É proprio sul concetto di casa che si basa l’ultimo lavoro di Lucia Amalia Maggio | A piedi nudi per casa
L’installazione si compone di dodici piccoli cubi di vetroresina sospesi nello spazio, in cui è inglobata la rappresentazione di uno dei primi sistemi di riferimento usati dall'uomo per spostarsi e navigare in mare: il reticolo a 16 rose dei venti, l'immagine di una struttura del pensiero che ha consentito all'uomo di cominciare ad orientarsi nello spazio, al limite fra il conosciuto e il conoscibile. Da ogni cubo partono cinquantasei fili che costruiscono una rete che si forma in maniera casuale che si contrappone all'idea di ordine interno ai cubetti, come “spazio del controllo”, al disordine esterno, lo “spazio del caos”.
Nel caos incomprensibile del mondo l'uomo si crea il proprio sistema di riferimento per conoscere e riconoscere oggetti e situazioni, che gli consente di muoversi nel mondo.
Un sistema di riferimento che diventa cardine per rendere sicuro e conosciuto un piccolo pezzetto di mondo che si comincia a ritenere “proprio”, dentro cui muoversi in sicurezza.

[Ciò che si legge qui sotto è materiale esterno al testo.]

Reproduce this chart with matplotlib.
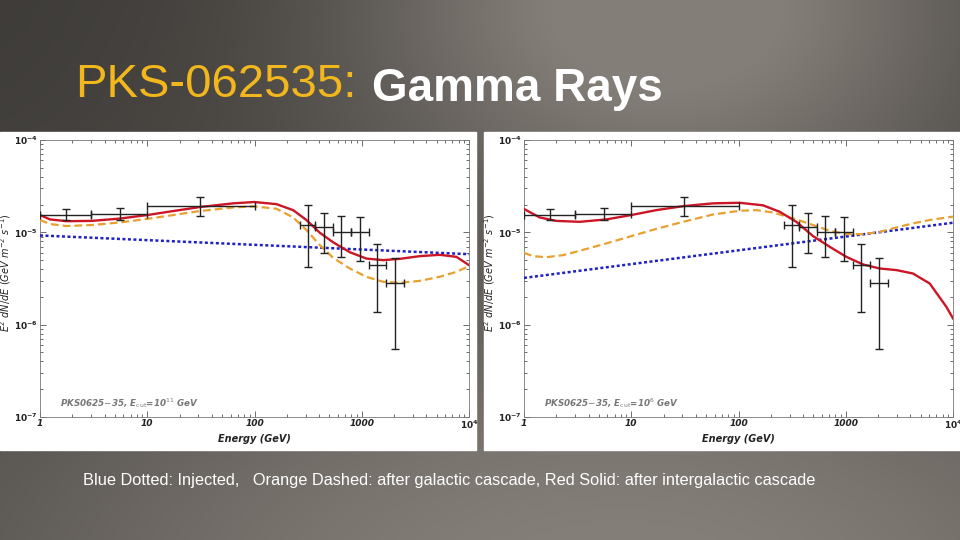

L’opera verrà realizzata all'interno non solo di uno spazio espositivo che prima di tutto è una casa privata porta l’artista a fare una riflessione su cosa significhi per noi avere, vivere, abitare uno spazio che arriviamo a definire casa. Da sempre l'uomo cerca di delimitare uno spazio e renderlo suo, renderlo abitabile attraverso sistemi di orientamento che rendano più facile la vita. Creare un microambiente che renda sicura e facile l’esistenza, per difendersi dal caos e dalle incertezze che percepiamo nel mondo.
Il lavoro della Maggio verte sull’esigenza di costruire piccoli ambienti ordinati che fluttuano in un macro-ambiente caotico. La ricerca dell’ordine nel caos, della serenità nella frenesia.
Un lavoro di ricerca interiore, quello della Maggio, che srotola il filo dalla matassa ricorducendoci alla via di casa.